ESSAY
 


  現実原則再び

 今年も梅雨入り、蒸し暑い日が始まりました。幼稚園の周りの風景は、確実に初夏から梅雨に移っています。幼稚園の前の田んぼには水が引かれ、やがて、トラクターや田植えの機械の音か゛早朝からひっきりなしに聞こえています。もちろん幼稚園の中でも梅雨を思わせる変化をあちこちに見つけることができます。アジサイの花が少しずつ色づきはじめたり、園児たちがカタツムリを見つけたと騒いでいます。そんな中、今年は久しぶりツバメが産卵しています。ツバメの巣はもう五年も前に、突然、軒下の屋外スピーカーの後に作ったものなのです。場所は良いのですか゛、いかんせん、スピーカーの後ろです。毎日のように音楽をかけ、その振動で十分ヒナがかえらなかったりするので、いつしかツバメたちもこの巣で産卵しなくなってしまいました。

 泥と草で作った灰色の巣だけが残っているのです。しかし、今年は久しぶりにつばめ夫婦が住み着いたみたいです。スピーカーの振動で卵を生むのか、卵がかえるのか心配だったのですが、そんな心配をよそに、巣の中から黄色いくちばしがいくつも見え始め、やがてピーピーとうるさいぐらいのヒナの鳴き声か゛聞こえてききました。

 子供たちも興味を持ち、毎日巣を観察するようになりました。教室の廊下から、ちょうど目やすい位置に巣があります。どの子もツバメの子育てを見るのは初めてなのでしょう。親ツバメがえさを運んでひなに食べさせる様子や、ひなの糞を巣の外に捨てる様子なども注意深く見ているようです。そんな中で親ツバメがトンボを運んできました。トンボは少々羽をばたつかせています。しかし、やがて黄色いひなの口の中に取りこまれていきます。ひなの口からトンボの羽がはみ出していますが、やがてその羽も口の中へと取り込まれて見えなくなりました。小さな蚊や昆虫の場合、よく見えないのでツバメのヒナが何を食べているのかそれほどの注意や関心を持ちませんでした。しかし、トンボとなるとどうしても目につきます。その光景を1度ならず何度も何度も見かけることができました。考えようによるとなかなかグロテスクな光景でもあります。ヒナの口からムシャムシャという音が聞こえそうときもあるくらいです。

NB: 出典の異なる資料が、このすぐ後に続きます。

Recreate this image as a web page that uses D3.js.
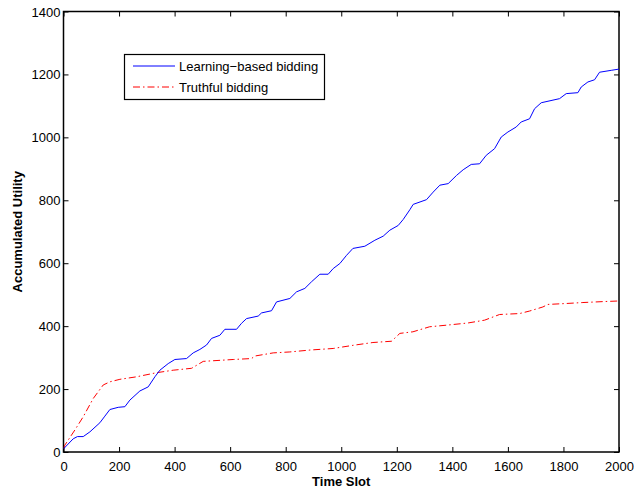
<!DOCTYPE html>
<html><head><meta charset="utf-8">
<script src="https://cdn.jsdelivr.net/npm/d3@7/dist/d3.min.js"></script>
<style>body{margin:0;background:#fff}svg{display:block}text{font-family:"Liberation Sans",Arial,sans-serif}</style>
</head><body>
<script>
const xTicks = [0,200,400,600,800,1000,1200,1400,1600,1800,2000];
const yTicks = [0,200,400,600,800,1000,1200,1400];
const seriesNames = ["Learning\u2212based bidding","Truthful bidding"];
const learningT = [0,35,50,71,95,131,149,167,197,221,239,275,305,329,347,377,401,443,467,491,515,533,563,581,623,641,659,701,713,749,767,815,839,869,893,923,953,971,995,1019,1042,1085,1121,1151,1175,1205,1223,1247,1259,1307,1331,1355,1385,1415,1439,1468,1498,1522,1552,1576,1600,1630,1648,1678,1696,1720,1786,1810,1852,1864,1888,1912,1930,1972,2000];
const learningV = [10,42,49,49,64,93,114,135,142,144,165,194,207,239,260,281,294,297,315,326,340,361,371,390,390,409,424,432,442,449,477,488,509,520,541,565,565,583,599,625,647,654,673,686,705,720,739,770,787,802,826,848,853,879,897,914,916,943,964,1001,1017,1033,1049,1059,1091,1110,1123,1139,1142,1160,1176,1183,1207,1213,1217];
const truthfulT = [0,5,41,71,107,143,167,203,263,335,395,461,503,611,677,689,755,815,887,971,1042,1114,1181,1211,1258,1318,1378,1456,1516,1570,1642,1678,1726,1744,1810,1870,1942,2000];
const truthfulV = [12,22,70,112,170,213,223,231,239,252,260,266,288,294,297,305,315,318,324,329,339,348,352,377,382,398,403,410,419,437,440,448,461,469,472,475,478,480];

const W=634,H=488;
const m={l:63.5,r:619,t:11.5,b:452};
const svg=d3.select("body").append("svg").attr("width",W).attr("height",H);
const x=d3.scaleLinear().domain([0,2000]).range([m.l,m.r]);
const y=d3.scaleLinear().domain([0,1400]).range([m.b,m.t]);

const fs=13;
// axes
const gx=svg.append("g").attr("transform",`translate(0,${m.b})`)
  .call(d3.axisBottom(x).tickValues(xTicks).tickSize(-5).tickPadding(10).tickFormat(d3.format("d")));
const gxt=svg.append("g").attr("transform",`translate(0,${m.t})`)
  .call(d3.axisTop(x).tickValues(xTicks).tickSize(-5).tickFormat(""));
const gy=svg.append("g").attr("transform",`translate(${m.l},0)`)
  .call(d3.axisLeft(y).tickValues(yTicks).tickSize(-5).tickPadding(3).tickFormat(d3.format("d")));
const gyr=svg.append("g").attr("transform",`translate(${m.r},0)`)
  .call(d3.axisRight(y).tickValues(yTicks).tickSize(-5).tickFormat(""));
[gx,gxt,gy,gyr].forEach(g=>{
  g.select(".domain").remove();
  g.selectAll("line").attr("stroke","#000").attr("stroke-width",1);
  g.selectAll("text").attr("font-size",fs).attr("fill","#000").attr("font-family","Liberation Sans, Arial, sans-serif");
});
gy.selectAll("text").attr("dy","0.35em");
svg.append("rect").attr("x",m.l).attr("y",m.t).attr("width",m.r-m.l).attr("height",m.b-m.t)
  .attr("fill","none").attr("stroke","#000").attr("stroke-width",1.5);

const line=d3.line().x(d=>x(d[0])).y(d=>y(d[1]));
const clip=svg.append("clipPath").attr("id","c").append("rect").attr("x",m.l).attr("y",m.t).attr("width",m.r-m.l).attr("height",m.b-m.t);
svg.append("path").datum(truthfulT.map((t,i)=>[t,truthfulV[i]])).attr("d",line)
  .attr("fill","none").attr("stroke","#ff0000").attr("stroke-width",1).attr("stroke-dasharray","7,3,1.5,3").attr("clip-path","url(#c)");
svg.append("path").datum(learningT.map((t,i)=>[t,learningV[i]])).attr("d",line.curve(d3.curveLinear))
  .attr("fill","none").attr("stroke","#0000ff").attr("stroke-width",1).attr("clip-path","url(#c)");

// labels
svg.append("text").attr("x",(m.l+m.r)/2).attr("y",486).attr("text-anchor","middle")
  .attr("font-size",fs).attr("font-weight","bold").text("Time Slot");
svg.append("text").attr("transform",`translate(22,${(m.t+m.b)/2}) rotate(-90)`).attr("text-anchor","middle")
  .attr("font-size",fs).attr("font-weight","bold").text("Accumulated Utility");

// legend
const lg=svg.append("g");
lg.append("rect").attr("x",124.5).attr("y",54.5).attr("width",200).attr("height",45)
  .attr("fill","#fff").attr("stroke","#000").attr("stroke-width",1.2);
const rows=[{c:"#0000ff",d:null,y:66},{c:"#ff0000",d:"7,3,1.5,3",y:87}];
rows.forEach((r,i)=>{
  lg.append("line").attr("x1",133).attr("x2",175).attr("y1",r.y).attr("y2",r.y)
    .attr("stroke",r.c).attr("stroke-width",1).attr("stroke-dasharray",r.d);
  lg.append("text").attr("x",179).attr("y",r.y).attr("dy","0.35em").attr("font-size",fs).text(seriesNames[i]);
});
</script>
</body></html>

 しかし、生物が生きるということは、外界から食物をとること、それを消化し燃焼させて生命を維持することです。もちろん人も同じ行為を行っているわけで、例外ではありません。これは、現実の原則なくです。生命を維持することはとりも直さず他の生命を犠牲にすることにほかならないのです。われわれ人間は、普段それほどそのことを意識はしていませんし、犠牲になる生物のが命を絶たれる光景を見ることはまれです。しかし、この現実の原則は確かに行われているのです。ツバメのヒナがトンボを食べるという行為を見ながら、子供たちがそれに気づいてくれたら良いと思います。そして、もう一歩進んで、命の大切さ、自分の命が多くの命を犠牲の上に成り立っていることに少し気づいてくれたら、きっと生命の尊さ大切さを解ってくれるのではないかと期待しています。

 われわれ人間が、自然とすべての生物の命とかかわりを持って生きていること、この自然の循環の中で生きていることを認識できるようにだったとき、子供たちは、自分を取り巻く生命や環境がいかに大切なものであるかを知るようになると思います。この子供たちは21世紀に生きる人間たちです。

 5羽いたツバメのヒナたちは、すべて無事に巣立っていきました。後には、また元のままの灰色の巣が静かにあるだけです。